No rpg character, or fictional character, can explain or describe or think anything. We provide their words, their thoughts and their existence. To pretend otherwise and then build an argument on it is, as I said, bizarre.
 

That's not what I'm saying.

The Alexandrian argues that a mage could describe a fireball to us, the roleplayers. That's like arguing that Frodo can explain to Tolkien what Bag End looks like, that James Bond can explain to Ian Fleming why his gun just jammed.

No rpg character, or fictional character, can explain or describe or think anything. We provide their words, their thoughts and their existence. To pretend otherwise and then build an argument on it is, as I said, bizarre.
But Frodo *could* describe Bag End to us, of course not to us directly, but indirectly to the reader (say, via a short story about Frodo and Gandalf), thus communicating to us what Bag End is like in a believable way.

Conversely, a Diablo avatar in the Diablo game could not communicate to us (say, as part of a conversation tree with an NPC avatar) why he's unable to jump over the boulders at the edge of the map (unless it's some sort of self-referential parody).
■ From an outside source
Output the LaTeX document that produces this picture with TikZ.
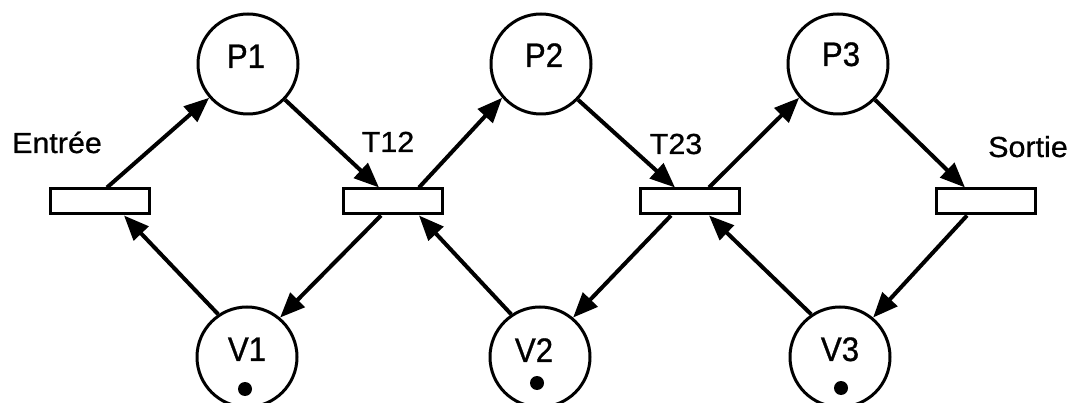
\documentclass[tikz,border=0pt]{standalone}
\usepackage{fontspec}
\setmainfont{Liberation Sans}
\newfontfamily\circfont[FakeStretch=0.92,FakeBold=0.8]{Liberation Sans}
\newfontfamily\lblfont[FakeStretch=1.05,FakeBold=0.8]{Liberation Sans}
\usetikzlibrary{arrows.meta,calc}
\begin{document}
\begin{tikzpicture}[x=1pt,y=-1pt,
  place/.style={circle,draw,line width=3pt,minimum size=100pt,inner sep=0pt},
  trans/.style={rectangle,draw,line width=3pt,minimum width=99pt,minimum height=25pt,inner sep=0pt},
  ptext/.style={font=\circfont\fontsize{34}{34}\selectfont,anchor=base,inner sep=0pt},
  ltext/.style={font=\lblfont\fontsize{29}{29}\selectfont,anchor=base,inner sep=0pt},
  tok/.style={circle,fill,minimum size=14pt,inner sep=0pt},
  arc/.style={line width=4pt,-{Triangle[length=25pt,width=20pt]}}]
\fill[white] (0,0) rectangle (1082,403);
\useasboundingbox (0,0) rectangle (1082,403);
\clip (0,0) rectangle (1082,403);
% places
\node[place] (P1) at (248,64) {};
\node[place] (P2) at (541,64) {};
\node[place] (P3) at (838,64) {};
\node[place] (V1) at (247,357) {};
\node[place] (V2) at (540,357) {};
\node[place] (V3) at (840,357) {};
\node[ptext] (P1t) at (246,68) {P1};
\node[ptext] (P2t) at (544,67) {P2};
\node[ptext] (P3t) at (841,66) {P3};
\node[ptext] (V1t) at (247,361) {V1};
\node[ptext] (V2t) at (534,362) {V2};
\node[ptext] (V3t) at (840,361) {V3};
\node[tok] (k1) at (245,389) {};
\node[tok] (k2) at (537,383) {};
\node[tok] (k3) at (841,388) {};
% transitions
\node[trans] (TE) at (100,201.5) {};
\node[trans] (T12) at (393,201.5) {};
\node[trans] (T23) at (690,201.5) {};
\node[trans] (TS) at (986,201.5) {};
\node[ltext] (LE) at (57,153) {Entrée};
\node[ltext] (L12) at (388,152) {T12};
\node[ltext] (L23) at (676,154) {T23};
\node[ltext] (LS) at (1028,157) {Sortie};
% arcs
\draw[arc] ([xshift=7pt]TE.north) -- (P1.221);
\draw[arc] (P1.316) -- ([xshift=-14pt]T12.north);
\draw[arc] ([xshift=26pt]T12.north) -- (P2.221);
\draw[arc] (P2.316) -- ([xshift=-15pt]T23.north);
\draw[arc] ([xshift=19pt]T23.north) -- (P3.221);
\draw[arc] (P3.316) -- ([xshift=-21pt]TS.north);
\draw[arc] (V1.124) -- ([xshift=24pt]TE.south);
\draw[arc] ([xshift=-12pt]T12.south) -- (V1.50);
\draw[arc] (V2.124) -- ([xshift=26pt]T12.south);
\draw[arc] ([xshift=-19pt]T23.south) -- (V2.50);
\draw[arc] (V3.124) -- ([xshift=19pt]T23.south);
\draw[arc] ([xshift=-19pt]TS.south) -- (V3.50);
\end{tikzpicture}
\end{document}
While no one D&D edition is perfect, a 4E wizard would have great difficulty describing in-game why his Essentials Hypnotism spell can only seize control of people's minds to either attack somebody or move and nothing else whatsoever.
 

But Frodo *could* describe Bag End to us, of course not to us directly, but indirectly to the reader (say, via a short story about Frodo and Gandalf), thus communicating to us what Bag End is like in a believable way.

Only if you believe that Frodo can write short stories about himself.

If that's the case there's no more I can say.
 


Only if you believe that Frodo can write short stories about himself.
I don't see the need to be so literal. Imagine a good sample size of 100 Tolkein fans and ghost writers imagining how Frodo would describe Bag's End, and imagine how those stories could share some very similar threads.